A Journey from Life to Death, and Probably Back
Karolos Zonaras’ Tranzit (2023)
Vol. 142 (February 2024) by Margarita KirilkinaFather and son commit suicide. This is how Tranzit by the Greek director Karolos Zonaras begins. From here on, both find themselves in a colorless space with arid soil, a sort of Platonic cave where only shadows from the real world remain. At the same time it is Tarkovsky’s Zone – a magical place governed by its own laws. This is a transitional space between the material world and the bodiless realm. Here, no one has names, and there are Guides whose duty is to accompany the recently deceased to some other metaphysical world, to well-defined eternity, where they will dematerialize forever.
The geometric figure of this space is Euclid’s circle, symbolizing perfection and, at the same time, the hopeless cyclicity of life and death.

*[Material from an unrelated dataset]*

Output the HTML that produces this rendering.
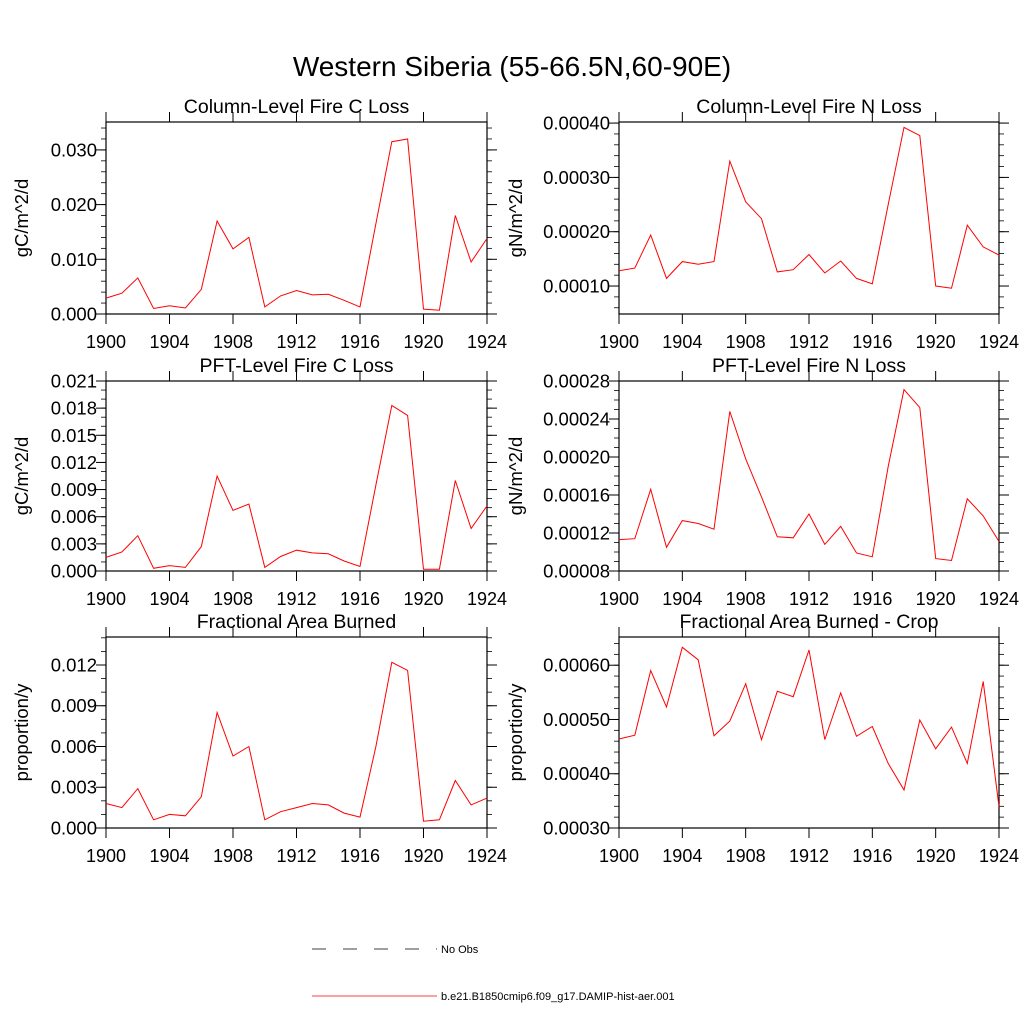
<!DOCTYPE html>
<html><head><meta charset="utf-8">
<style>
html,body{margin:0;padding:0;background:#fff;}
svg{display:block;font-family:"Liberation Sans",sans-serif;}
</style></head>
<body>
<svg id="chart" width="1024" height="1024" viewBox="0 0 1024 1024">
<text x="512" y="76" font-size="28" text-anchor="middle">Western Siberia (55-66.5N,60-90E)</text>
<g id="panels"></g>
<g>
<line x1="312" y1="949" x2="437" y2="949" stroke="#000" stroke-width="0.8" stroke-dasharray="14,17"/>
<text x="441" y="953" font-size="11">No Obs</text>
<line x1="312" y1="996" x2="437" y2="996" stroke="#ff0000" stroke-width="0.8"/>
<text x="441" y="1000" font-size="11">b.e21.B1850cmip6.f09_g17.DAMIP-hist-aer.001</text>
</g>
</svg>
<script>
const years = [1900,1901,1902,1903,1904,1905,1906,1907,1908,1909,1910,1911,1912,1913,1914,1915,1916,1917,1918,1919,1920,1921,1922,1923,1924];
const xTicks = [1900,1904,1908,1912,1916,1920,1924];
const colCLoss = [0.0029,0.0038,0.0066,0.0010,0.0015,0.0011,0.0045,0.0170,0.0119,0.0140,0.0013,0.0033,0.0043,0.0035,0.0036,0.0025,0.0013,0.0165,0.0315,0.0320,0.0009,0.0007,0.0180,0.0095,0.0138];
const colNLoss = [0.000128,0.000133,0.000194,0.000114,0.000145,0.000140,0.000145,0.000330,0.000255,0.000224,0.000126,0.000130,0.000158,0.000124,0.000146,0.000114,0.000104,0.000250,0.000392,0.000377,0.000100,0.000096,0.000212,0.000172,0.000157];
const pftCLoss = [0.0015,0.0021,0.0039,0.0003,0.0006,0.0004,0.0027,0.0105,0.0067,0.0074,0.0004,0.0016,0.0023,0.0020,0.0019,0.0011,0.0005,0.0095,0.0183,0.0172,0.0002,0.0002,0.0100,0.0047,0.0072];
const pftNLoss = [0.000113,0.000114,0.000166,0.000105,0.000133,0.000130,0.000124,0.000248,0.000198,0.000158,0.000116,0.000115,0.000140,0.000108,0.000127,0.000099,0.000095,0.000190,0.000271,0.000252,0.000093,0.000091,0.000156,0.000138,0.000111];
const areaBurned = [0.0018,0.0015,0.0029,0.0006,0.0010,0.0009,0.0023,0.0085,0.0053,0.0060,0.0006,0.0012,0.0015,0.0018,0.0017,0.0011,0.0008,0.0060,0.0122,0.0116,0.0005,0.0006,0.0035,0.0017,0.0022];
const areaBurnedCrop = [0.000464,0.000471,0.000590,0.000523,0.000633,0.000610,0.000470,0.000497,0.000566,0.000463,0.000552,0.000542,0.000628,0.000463,0.000549,0.000469,0.000487,0.000419,0.000370,0.000499,0.000446,0.000486,0.000419,0.000570,0.000339];
const ticks1 = ["0.000","0.010","0.020","0.030"];
const ticks2 = ["0.00010","0.00020","0.00030","0.00040"];
const ticks3 = ["0.000","0.003","0.006","0.009","0.012","0.015","0.018","0.021"];
const ticks4 = ["0.00008","0.00012","0.00016","0.00020","0.00024","0.00028"];
const ticks5 = ["0.000","0.003","0.006","0.009","0.012"];
const ticks6 = ["0.00030","0.00040","0.00050","0.00060"];

const panels = [
 {name:'column-fire-c-loss',title:'Column-Level Fire C Loss',unit:'gC/m^2/d',vals:colCLoss,ticks:ticks1,minor:0.002,x0:106,x1:487,top:122,bot:314,ymin:0,ymax:0.0351,yt:16},
 {name:'column-fire-n-loss',title:'Column-Level Fire N Loss',unit:'gN/m^2/d',vals:colNLoss,ticks:ticks2,minor:0.00002,x0:619,x1:999,top:122,bot:314,ymin:0.0000485,ymax:0.000402,yt:510},
 {name:'pft-fire-c-loss',title:'PFT-Level Fire C Loss',unit:'gC/m^2/d',vals:pftCLoss,ticks:ticks3,minor:0.001,x0:106,x1:487,top:381,bot:571,ymin:0,ymax:0.021,yt:16},
 {name:'pft-fire-n-loss',title:'PFT-Level Fire N Loss',unit:'gN/m^2/d',vals:pftNLoss,ticks:ticks4,minor:0.00001,x0:619,x1:999,top:381,bot:571,ymin:0.00008,ymax:0.00028,yt:510},
 {name:'fractional-area-burned',title:'Fractional Area Burned',unit:'proportion/y',vals:areaBurned,ticks:ticks5,minor:0.001,x0:106,x1:487,top:637,bot:828,ymin:0,ymax:0.01406,yt:16},
 {name:'fractional-area-burned-crop',title:'Fractional Area Burned - Crop',unit:'proportion/y',vals:areaBurnedCrop,ticks:ticks6,minor:0.00002,x0:619,x1:999,top:637,bot:828,ymin:0.0003,ymax:0.000652,yt:510}
];
const NS='http://www.w3.org/2000/svg';
const root=document.getElementById('panels');
function mk(tag,attrs,parent){const e=document.createElementNS(NS,tag);for(const k in attrs)e.setAttribute(k,attrs[k]);parent.appendChild(e);return e;}
panels.forEach(p=>{
  const g=mk('g',{},root);
  
  
  const xs=v=>p.x0+(v-1900)/24*(p.x1-p.x0);
  const ys=v=>p.bot-(v-p.ymin)/(p.ymax-p.ymin)*(p.bot-p.top);
  const fr=mk('rect',{x:p.x0,y:p.top,width:p.x1-p.x0,height:p.bot-p.top,fill:'none',stroke:'#000','stroke-width':1.2},g);
  
  
  const t=mk('text',{x:(p.x0+p.x1)/2,y:p.top-9,'font-size':19.5,'text-anchor':'middle'},g);
  t.textContent=p.title;
  
  
  const cy=(p.top+p.bot)/2, cx=p.yt+6;
  const yt=mk('text',{x:cx,y:cy+6,'font-size':18.5,'text-anchor':'middle',transform:'rotate(-90 '+cx+' '+cy+')'},g);
  yt.textContent=p.unit;
  
  
  xTicks.forEach(v=>{
    const x=xs(v);
    mk('line',{x1:x,y1:p.bot,x2:x,y2:p.bot+10,stroke:'#000','stroke-width':1},g);
    mk('line',{x1:x,y1:p.top,x2:x,y2:p.top-10,stroke:'#000','stroke-width':1},g);
    const l=mk('text',{x:x,y:p.bot+34,'font-size':18,'text-anchor':'middle'},g);
    l.textContent=v;
    
    
  });
  for(let v=Math.ceil(p.ymin/p.minor-1e-6)*p.minor; v<=p.ymax+1e-12; v+=p.minor){
    const y=ys(v);
    mk('line',{x1:p.x0-5,y1:y,x2:p.x0,y2:y,stroke:'#000','stroke-width':0.8},g);
    mk('line',{x1:p.x1,y1:y,x2:p.x1+5,y2:y,stroke:'#000','stroke-width':0.8},g);
  }
  p.ticks.forEach(s=>{
    const y=ys(parseFloat(s));
    mk('line',{x1:p.x0-10,y1:y,x2:p.x0,y2:y,stroke:'#000','stroke-width':1},g);
    mk('line',{x1:p.x1,y1:y,x2:p.x1+10,y2:y,stroke:'#000','stroke-width':1},g);
    const l=mk('text',{x:p.x0-9,y:y+6.5,'font-size':18.5,'text-anchor':'end'},g);
    l.textContent=s;
    
    
  });
  const pts=p.vals.map((v,i)=>xs(years[i]).toFixed(1)+','+ys(v).toFixed(1)).join(' ');
  const line=mk('polyline',{points:pts,fill:'none',stroke:'#ff0000','stroke-width':1},g);
  
  
});
</script>
</body></html>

The circle is also a reference to Dante’s depiction of hell. Those who have just arrived seem to perform a ritual, moving along straight lines, then repeating the form of a circle drawn on the dusty ground. The Professor is the only one who resists the ritual logic of that mathematical microcosm. He lags behind, suffering of not knowing the reason of his death – suicide or murder, the two possibilities for those who find themselves here. He decides to find a way out of the Zone using its own method, mathematically calculating the escape formula.
Meeting for the first time in the transit zone, the father and the son initially ignore each other, but overcoming several critical situations, the son joins the father, along with others, with the intention of returning to life. Their journey from life to death leads to a transformation of their relationships. The son proposes to be the first to experience his father’s calculations, and the father agrees, making the son a victim who has placed his life at the mercy of fate. But can one die twice?
The black-and-white color of the film, the aesthetic of lifelessness, dry plants, still life, and sharp rocks, reflects the inner world of the characters. It is the state of a dead body still existing in the physical world. The only person in the film who does not belong to this space is the Woman. She doesn’t have a clear form, her body is transparent. She is at the same time here and in another dimension. She is an image or a product of imagination. She is visible only to the Professor, and becomes his Messenger. She is an exception in that calculated space, she is love, which belongs to the sphere of sensuality. It is her who reminds him of his past life in the world of feelings, a space of life. It is her who makes him obsessed with the idea of returning.
All these layers make the film rich in meanings, whereby every sight, every detail becomes a symbol. Perhaps, the dead bodies of the two suicided men in the first scene in color refer to the self-destruction of the collective body of humanity. Through their gesture, the two men remove themselves from a world characterized by shades of feelings to transition to a colorless plane where everything is calculated, and every movement is regulated. This is a space without freedom, a space of death. If Tranzit is an allegory for the way that contemporary society has brought itself to self-destruction, it links this self-destruction to the total rationalization and calculability of today’s world. The Woman in the film is the last remnant from our past, or perhaps a sign of our future. She is probably the Mother, the beginning of life. Is there hope that we escape self-destruction and embrace life again? Karolos Zonaras doesn’t offer any verdict on this question. The ending remains open.